To go back to an earlier example, then, what made Einstein’s theory of gravity "better" than Newton’s was not that one was falsified while the other was not, but instead that Einstein’s explained everything that the earlier theory did while at the same time offering new predictions, some of which were confirmed (such as Eddington’s expedition to observe the eclipse of the sun in 1916).
The conflict in science is thus not between theories and experiments but always between rival theories. The problem with sophisticated falsification, however, arises from the fact that it is always a series of theories that are consequently referred to as scientific or non-scientific and never a single theory on its own. Where we have two incompatible theories, we may try to replace one with the other, and vice versa, in order to see which (if either) provides the greatest increase in empirical content; but we must fall back on the conventionalist aspects of methodological falsificationism or the untenable assumptions of dogmatic falsificationism in order to ultimately make a choice. After all, calling novel facts corroborated presupposes a clear demarcation between observational and theoretical terms and also that we have a straightforward situation in which no anomalies are involved – both decisions of convention as to what constitutes "basic" or "background" knowledge when undertaking the process. We have the additional difficulty of not knowing whether a potential falsifier refers to the theory being tested – the explanatory theory – or the underlying one(s) used to make sense of it – the interpretive theory. If we can satisfy the requirements of sophisticated falsificationism, which should we reject? Propositions are also no more proven by experiment for sophisticated falsificationism than they were for the dogmatic version, while we can make the same mistakes in rejecting true theories when we assume that excess empirical content has been demonstrated – not least because a different ceteris paribus clause may have new consequences that can be tested. Finally, we are still no closer to explicating the tenacity of theories, even when the conditions of sophisticated falsificationism would have us conclude them falsified, which we again find in the history of science.

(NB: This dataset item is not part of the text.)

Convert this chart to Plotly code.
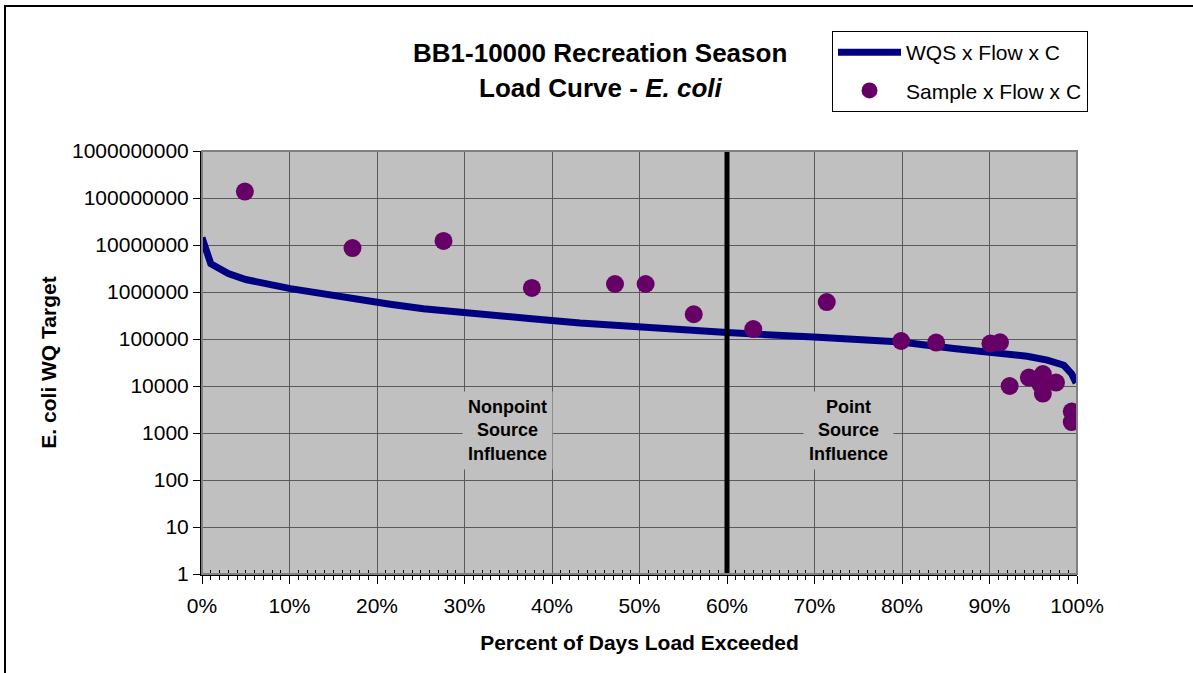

In summary, then, falsificationism in its various forms is an interesting idea but insufficient either to characterise science or solve the demarcation problem. It suffers from a series of logical and philosophical difficulties that should perhaps give us pause if hoping to find a single answer to what makes good science and what does not.
Feyerabend, P.K., Against Method (London: Verso, 1975).
Kuhn, T.S., The Structure of Scientific Revolutions (Chicago: University of Chicago Press, 1962).
Lakatos, I., The methodology of scientific research programmes (Cambridge: Cambridge University Press, 1978).
Popper, K.R., The Logic of Scientific Discovery (New York: Basic Books, 1959).